# What you need to do
Copy each line below that contains "with".

(Records excerpted from a collection)
───

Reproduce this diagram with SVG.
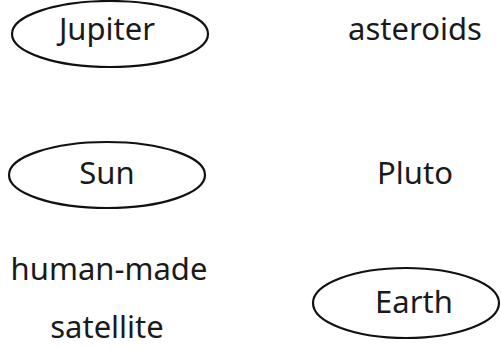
<svg xmlns="http://www.w3.org/2000/svg" width="501" height="348" viewBox="0 0 501 348">
<style>
.oval{fill:none;stroke:#111;stroke-width:2.2}
.t{font-family:"Noto Sans","DejaVu Sans",sans-serif;font-size:31px;fill:#1a1a1a;text-anchor:middle}
</style>
<rect width="501" height="348" fill="#fff"/>
<g id="connectors"></g>
<g id="jupiter"><ellipse class="oval" cx="110" cy="34" rx="98" ry="33"/><text class="t" x="107" y="40">Jupiter</text></g>
<g id="asteroids"><text class="t" x="415" y="40">asteroids</text></g>
<g id="sun"><ellipse class="oval" cx="107" cy="175" rx="98" ry="33"/><text class="t" x="107" y="184">Sun</text></g>
<g id="pluto"><text class="t" x="415" y="184">Pluto</text></g>
<g id="satellite"><text class="t" x="109" y="280">human-made</text><text class="t" x="107" y="338">satellite</text></g>
<g id="earth"><ellipse class="oval" cx="406" cy="303" rx="93" ry="35"/><text class="t" x="414" y="313">Earth</text></g>
</svg>
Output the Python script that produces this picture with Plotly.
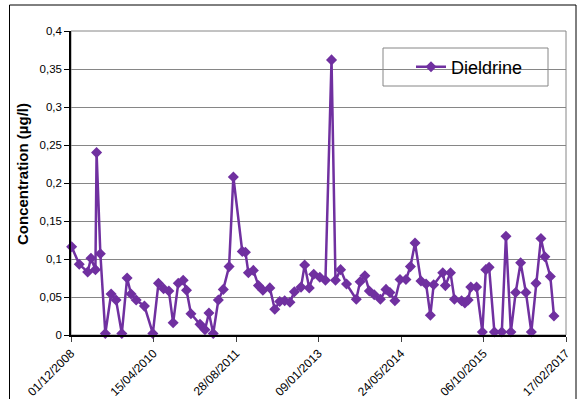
import plotly.graph_objects as go

# ---------------- data ----------------
dates = [
    "2008-12-05", "2009-01-20", "2009-03-12", "2009-04-01", "2009-04-28", "2009-05-05",
    "2009-05-28", "2009-06-27", "2009-08-01", "2009-08-31", "2009-10-05", "2009-11-06",
    "2009-11-30", "2009-12-31", "2010-02-19", "2010-04-11", "2010-05-15", "2010-06-15",
    "2010-07-17", "2010-08-12", "2010-09-12", "2010-10-12", "2010-11-01", "2010-11-28",
    "2011-01-22", "2011-02-21", "2011-03-17", "2011-04-12", "2011-05-13", "2011-06-12",
    "2011-07-17", "2011-08-12", "2011-10-05", "2011-10-24", "2011-11-11", "2011-12-11",
    "2012-01-11", "2012-02-07", "2012-03-20", "2012-04-19", "2012-05-19", "2012-06-18",
    "2012-07-20", "2012-08-16", "2012-09-25", "2012-10-17", "2012-11-14", "2012-12-11",
    "2013-01-17", "2013-02-20", "2013-03-29", "2013-04-22", "2013-05-23", "2013-06-28",
    "2013-08-26", "2013-09-18", "2013-10-17", "2013-11-13", "2013-12-13", "2014-01-19",
    "2014-02-22", "2014-03-18", "2014-04-17", "2014-05-18", "2014-06-23", "2014-07-20",
    "2014-08-17", "2014-09-22", "2014-10-23", "2014-11-18", "2014-12-08", "2015-02-01",
    "2015-02-17", "2015-03-20", "2015-04-13", "2015-05-26", "2015-06-15", "2015-07-05",
    "2015-07-21", "2015-08-25", "2015-09-29", "2015-10-20", "2015-11-09", "2015-12-11",
    "2016-01-25", "2016-02-19", "2016-03-20", "2016-04-18", "2016-05-18", "2016-06-19",
    "2016-07-22", "2016-08-19", "2016-09-18", "2016-10-12", "2016-11-14", "2016-12-06",
]
dieldrine = [
    0.116, 0.093, 0.083, 0.101, 0.086, 0.240,
    0.107, 0.002, 0.054, 0.046, 0.002, 0.075,
    0.054, 0.046, 0.038, 0.002, 0.068, 0.061,
    0.058, 0.016, 0.068, 0.072, 0.059, 0.028,
    0.014, 0.007, 0.029, 0.002, 0.046, 0.060,
    0.090, 0.208, 0.110, 0.109, 0.082, 0.085,
    0.065, 0.059, 0.062, 0.034, 0.044, 0.045,
    0.043, 0.057, 0.063, 0.092, 0.062, 0.080,
    0.076, 0.072, 0.362, 0.072, 0.086, 0.067,
    0.047, 0.070, 0.078, 0.058, 0.053, 0.047,
    0.060, 0.056, 0.045, 0.073, 0.073, 0.090,
    0.121, 0.071, 0.067, 0.026, 0.066, 0.082,
    0.065, 0.082, 0.047, 0.045, 0.042, 0.046,
    0.063, 0.063, 0.004, 0.086, 0.089, 0.004,
    0.004, 0.130, 0.004, 0.056, 0.095, 0.056,
    0.004, 0.068, 0.127, 0.103, 0.077, 0.025,
]

x_tick_vals = ["2008-12-01", "2010-04-15", "2011-08-28", "2013-01-09",
               "2014-05-24", "2015-10-06", "2017-02-17"]
x_tick_text = ["01/12/2008", "15/04/2010", "28/08/2011", "09/01/2013",
               "24/05/2014", "06/10/2015", "17/02/2017"]
y_tick_vals = [0, 0.05, 0.1, 0.15, 0.2, 0.25, 0.3, 0.35, 0.4]
y_tick_text = ["0", "0,05", "0,1", "0,15", "0,2", "0,25", "0,3", "0,35", "0,4"]

# ---------------- layout constants ----------------
W, H = 585, 400
ML, MR, MT, MB = 71, 19, 31, 65
PW, PH = W - ML - MR, H - MT - MB
PURPLE = "#7030A0"
GRID = "#868686"
FONT = "Liberation Sans, Arial, sans-serif"


def px_x(px):
    return (px - ML) / PW


def px_y(py):
    return (H - MB - py) / PH


fig = go.Figure()
fig.add_trace(go.Scatter(
    x=dates, y=dieldrine, mode="lines+markers", name="Dieldrine",
    line=dict(color=PURPLE, width=2.5),
    marker=dict(symbol="diamond", size=8.5, color=PURPLE),
    cliponaxis=False,
))

shapes = [
    # plot area border (grey)
    dict(type="rect", xref="paper", yref="paper", x0=0, x1=1, y0=0, y1=1,
         line=dict(color=GRID, width=1), layer="below"),
    # legend box
    dict(type="rect", xref="paper", yref="paper",
         x0=px_x(383), x1=px_x(548), y0=px_y(86), y1=px_y(48),
         line=dict(color=GRID, width=1), fillcolor="white", layer="between"),
    # outer chart frame (left, top, right)
    dict(type="line", xref="paper", yref="paper",
         x0=px_x(9.5), x1=px_x(9.5), y0=px_y(5), y1=px_y(399),
         line=dict(color="black", width=1), layer="above"),
    dict(type="line", xref="paper", yref="paper",
         x0=px_x(9.5), x1=px_x(576), y0=px_y(5), y1=px_y(5),
         line=dict(color="black", width=1), layer="above"),
    dict(type="line", xref="paper", yref="paper",
         x0=px_x(576), x1=px_x(576), y0=px_y(5), y1=px_y(399),
         line=dict(color="black", width=1), layer="above"),
]

fig.update_layout(
    width=W, height=H,
    margin=dict(l=ML, r=MR, t=MT, b=MB, pad=0, autoexpand=False),
    paper_bgcolor="white", plot_bgcolor="white",
    font=dict(family=FONT, color="black"),
    showlegend=True,
    legend=dict(x=px_x(411), y=px_y(67), xanchor="left", yanchor="middle",
                bgcolor="rgba(0,0,0,0)", borderwidth=0,
                font=dict(size=18, family=FONT, color="black")),
    shapes=shapes,
    annotations=[dict(
        text="<b>Concentration (µg/l)</b>", xref="paper", yref="paper",
        x=px_x(22), y=px_y(174), xanchor="center", yanchor="middle",
        textangle=-90, showarrow=False,
        font=dict(size=15, family=FONT, color="black"),
    )],
    xaxis=dict(
        type="date", range=["2008-12-01", "2017-02-17"], automargin=False,
        tickvals=x_tick_vals, ticktext=x_tick_text, tickangle=-45,
        ticks="outside", ticklen=5, tickcolor="#404040", tickwidth=1,
        showgrid=False, zeroline=False,
        showline=True, linecolor="black", linewidth=1.5,
        tickfont=dict(size=12, family=FONT, color="black"),
    ),
    yaxis=dict(
        range=[0, 0.4], tickvals=y_tick_vals, ticktext=y_tick_text, automargin=False,
        ticks="outside", ticklen=5, tickcolor="black", tickwidth=1,
        showgrid=True, gridcolor=GRID, gridwidth=1, zeroline=False,
        showline=True, linecolor="black", linewidth=1.5,
        tickfont=dict(size=11.5, family=FONT, color="black"),
    ),
)

fig.write_html(
    "out.html",
    config={"displayModeBar": False},
    post_script="document.body.style.margin='0px';document.body.style.overflow='hidden';",
)
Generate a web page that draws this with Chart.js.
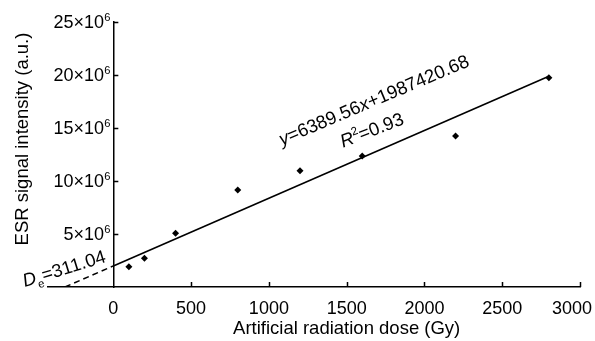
<!DOCTYPE html>
<html>
<head>
<meta charset="utf-8">
<script src="https://cdn.jsdelivr.net/npm/chart.js@4.4.1/dist/chart.umd.min.js"></script>
<style>
  html, body { margin: 0; padding: 0; background: #fff; }
  #wrap { width: 595px; height: 341px; }
</style>
</head>
<body>
<div id="wrap"><canvas id="c"></canvas></div>
<script>
// --- data ---
const doses = [100, 200, 400, 800, 1200, 1600, 2200, 2800];
const intensity = [1.92e6, 2.71e6, 5.07e6, 9.15e6, 10.97e6, 12.36e6, 14.25e6, 19.75e6];

// fitted line (y = 6389.56x + 1987420.68) and its extrapolation to y = 0
const fitDose = [0, 2800];
const fitIntensity = [1987420.68, 19878188.68];
const extrapDose = [-311.04, 0];
const extrapIntensity = [0, 1987420.68];

const xTicks = [0, 500, 1000, 1500, 2000, 2500, 3000];
const yTicks = [0, 5e6, 10e6, 15e6, 20e6, 25e6];
const yTickMantissa = ["", "5", "10", "15", "20", "25"];   // shown as N×10^6

const FONT = '"Liberation Sans", Arial, sans-serif';
const TICK_SIZE = 18;
const TEXT_SIZE = 18.5;
const TICK_LEN = 5;

// -----------------------------------------------------------------------
// Text helpers: runs of normal / italic / sub / sup pieces
// -----------------------------------------------------------------------
function runFont(seg, size) {
  const s = seg.sub || seg.sup ? size * 0.62 : size;
  return (seg.italic ? "italic " : "") + s + "px " + FONT;
}

function drawRun(c, segs, cx, cy, angleDeg, size, align) {
  c.save();
  c.translate(cx, cy);
  c.rotate(angleDeg * Math.PI / 180);
  c.fillStyle = "#000";
  c.textBaseline = "middle";
  c.textAlign = "left";
  let w = 0;
  segs.forEach((seg) => { c.font = runFont(seg, size); w += c.measureText(seg.t).width; });
  let x = align === "right" ? -w : -w / 2;
  segs.forEach((seg) => {
    c.font = runFont(seg, size);
    const dy = seg.sub ? size * 0.4 : seg.sup ? -size * 0.3 : 0;
    c.fillText(seg.t, x, dy);
    x += c.measureText(seg.t).width;
  });
  c.restore();
}

const labelsPlugin = {
  id: "labels",
  beforeDraw(chart) {
    // the last x tick label is pulled in so it stays inside the picture
    const xs = chart.scales.x;
    const items = xs.getLabelItems(chart.chartArea);
    const last = items[items.length - 1];
    if (!last) return;
    const c = chart.ctx;
    c.save();
    c.font = last.font.string;
    const w = c.measureText(String(last.label)).width;
    c.restore();
    const t = last.options.translation;
    if (t[0] + w / 2 > chart.width - 3) t[0] = chart.width - 3 - w / 2;
  },
  afterDraw(chart) {
    const c = chart.ctx;
    const xs = chart.scales.x, ys = chart.scales.y;
    const px = (v) => xs.getPixelForValue(v);
    const py = (v) => ys.getPixelForValue(v);
    const x0 = px(0), y0 = py(0);

    // inward tick marks on both axes
    c.save();
    c.strokeStyle = "#000";
    c.lineWidth = 1.5;
    c.beginPath();
    xTicks.forEach((v) => {
      if (v === 0) return;
      const x = Math.round(px(v)) + 0.5;
      c.moveTo(x, y0);
      c.lineTo(x, y0 - TICK_LEN);
    });
    yTicks.forEach((v) => {
      if (v === 0) return;
      const y = Math.round(py(v)) + 0.5;
      c.moveTo(x0, y);
      c.lineTo(x0 + TICK_LEN, y);
    });
    c.stroke();
    c.restore();

    // y tick labels: N×10^6
    yTicks.forEach((v, i) => {
      if (!yTickMantissa[i]) return;
      drawRun(c, [{ t: yTickMantissa[i] + "×10" }, { t: "6", sup: true }], x0 - 3, py(v) + 1, 0, TICK_SIZE, "right");
    });

    drawRun(c, [{ t: "y", italic: true }, { t: "=6389.56" }, { t: "x", italic: true }, { t: "+1987420.68" }],
      px(1677), py(17.55e6), -23, TEXT_SIZE);
    drawRun(c, [{ t: "R", italic: true }, { t: "2", sup: true }, { t: "=0.93" }],
      px(1664), py(14.72e6), -21, TEXT_SIZE);
    drawRun(c, [{ t: "D", italic: true }, { t: "e", sub: true }, { t: "=311.04" }],
      px(-315), py(1.65e6), -17, TEXT_SIZE);

    // axis titles
    c.save();
    c.fillStyle = "#000";
    c.font = TEXT_SIZE + "px " + FONT;
    c.textAlign = "center";
    c.textBaseline = "middle";
    c.fillText("Artificial radiation dose (Gy)", (px(0) + px(3000)) / 2, 329);
    c.translate(23, 139);
    c.rotate(-Math.PI / 2);
    c.fillText("ESR signal intensity (a.u.)", 0, 0);
    c.restore();
  },
};

new Chart(document.getElementById("c"), {
  type: "scatter",
  data: {
    datasets: [
      {
        label: "data",
        data: doses.map((d, i) => ({ x: d, y: intensity[i] })),
        pointStyle: "rectRot",
        pointRadius: 3.5,
        backgroundColor: "#000",
        borderColor: "#000",
        borderWidth: 0,
        order: 0,
      },
      {
        label: "fit",
        type: "line",
        data: fitDose.map((d, i) => ({ x: d, y: fitIntensity[i] })),
        borderColor: "#000",
        borderWidth: 1.6,
        pointRadius: 0,
        order: 1,
      },
      {
        label: "extrapolation",
        type: "line",
        data: extrapDose.map((d, i) => ({ x: d, y: extrapIntensity[i] })),
        borderColor: "#000",
        borderWidth: 1.5,
        borderDash: [6, 4],
        pointRadius: 0,
        order: 1,
      },
    ],
  },
  options: {
    animation: false,
    responsive: true,
    maintainAspectRatio: false,
    layout: { padding: { left: 48, right: 15, top: 22, bottom: 0 } },
    plugins: { legend: { display: false }, tooltip: { enabled: false } },
    scales: {
      x: {
        type: "linear",
        min: -420,
        max: 3000,
        afterBuildTicks: (s) => { s.ticks = xTicks.map((v) => ({ value: v })); },
        afterFit: (s) => { s.height = 54; s.paddingLeft = 0; s.paddingRight = 0; },
        border: { color: "#000", width: 1.5 },
        grid: { display: false, drawTicks: false },
        ticks: {
          color: "#000",
          font: { family: FONT, size: TICK_SIZE },
          padding: 11,
          maxRotation: 0,
          callback: (v) => String(v),
        },
      },
      y: {
        type: "linear",
        position: { x: 0 },
        min: 0,
        max: 25e6,
        afterBuildTicks: (s) => { s.ticks = yTicks.map((v) => ({ value: v })); },
        afterFit: (s) => { s.width = 0; s.paddingTop = 0; s.paddingBottom = 0; },
        border: { color: "#000", width: 1.5 },
        grid: { display: false, drawTicks: false },
        ticks: { display: false },
      },
    },
  },
  plugins: [labelsPlugin],
});
</script>
</body>
</html>
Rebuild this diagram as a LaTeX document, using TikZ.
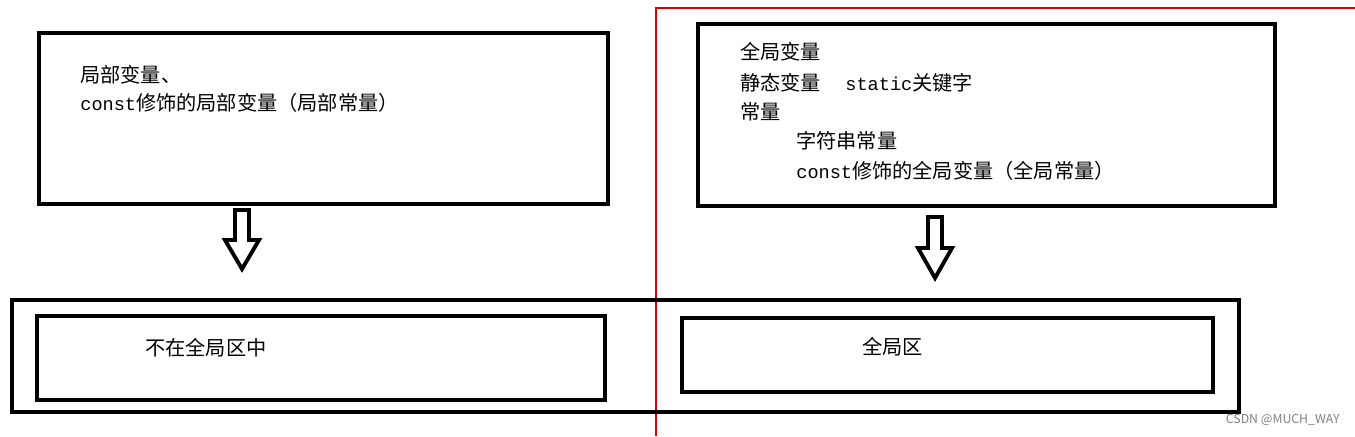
\documentclass[tikz,border=0pt]{standalone}
\usepackage{fontspec}
\setmainfont{Noto Sans CJK SC}
\newfontfamily\lat[Scale=0.92]{Liberation Mono}
\begin{document}
\begin{tikzpicture}[x=0.02cm,y=-0.02cm,
  box/.style={draw=black,line width=2.4pt},
  txt/.style={anchor=west,inner sep=0,font=\fontsize{11.5}{13}\selectfont},
  blk/.style={draw=black,line width=2.2pt,line join=miter}]
\useasboundingbox (0,0) rectangle (1355,436);
\fill[white] (0,0) rectangle (1355,436);
\draw[red!85!black,line width=1.2pt] (656,436) -- (656,8) -- (1355,8);
\node[box,minimum width=569*0.02cm,minimum height=171*0.02cm,anchor=north west] (lt) at (37,31) {};
\node[box,minimum width=577*0.02cm,minimum height=182*0.02cm,anchor=north west] (rt) at (696,22) {};
\node[box,line width=2pt,minimum width=1227*0.02cm,minimum height=112*0.02cm,anchor=north west] (outer) at (10,298) {};
\node[box,minimum width=568*0.02cm,minimum height=84*0.02cm,anchor=north west] (lb) at (35,314) {};
\node[box,minimum width=531*0.02cm,minimum height=74*0.02cm,anchor=north west] (rb) at (680,316) {};
\node[txt] (l1) at (80,75) {局部变量、};
\node[txt] (l2) at (80,103) {{\lat const}修饰的局部变量（局部常量）};
\node[txt] (r1) at (740,52) {全局变量};
\node[txt] (r2) at (740,83) {静态变量\hspace{1.2em}{\lat static}关键字};
\node[txt] (r3) at (740,112) {常量};
\node[txt] (r4) at (796,141) {字符串常量};
\node[txt] (r5) at (796,171) {{\lat const}修饰的全局变量（全局常量）};
\node[txt] (lbt) at (145,348) {不在全局区中};
\node[txt] (rbt) at (862,347) {全局区};
\node[anchor=east,inner sep=0,text=gray,font=\fontsize{7}{8}\selectfont] (wm) at (1340,420) {CSDN @MUCH\_WAY};
\draw[blk] (235,210) -- (249,210) -- (249,240) -- (259,240) -- (242,269) -- (225,240) -- (235,240) -- cycle;
\draw[blk] (928,217) -- (942,217) -- (942,248) -- (952,248) -- (935,278) -- (918,248) -- (928,248) -- cycle;
\end{tikzpicture}
\end{document}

───

# Exercise answer
Reproduce this diagram with SVG.
Output the Python script that produces this picture with Plotly.
Generate a web page that draws this with Chart.js.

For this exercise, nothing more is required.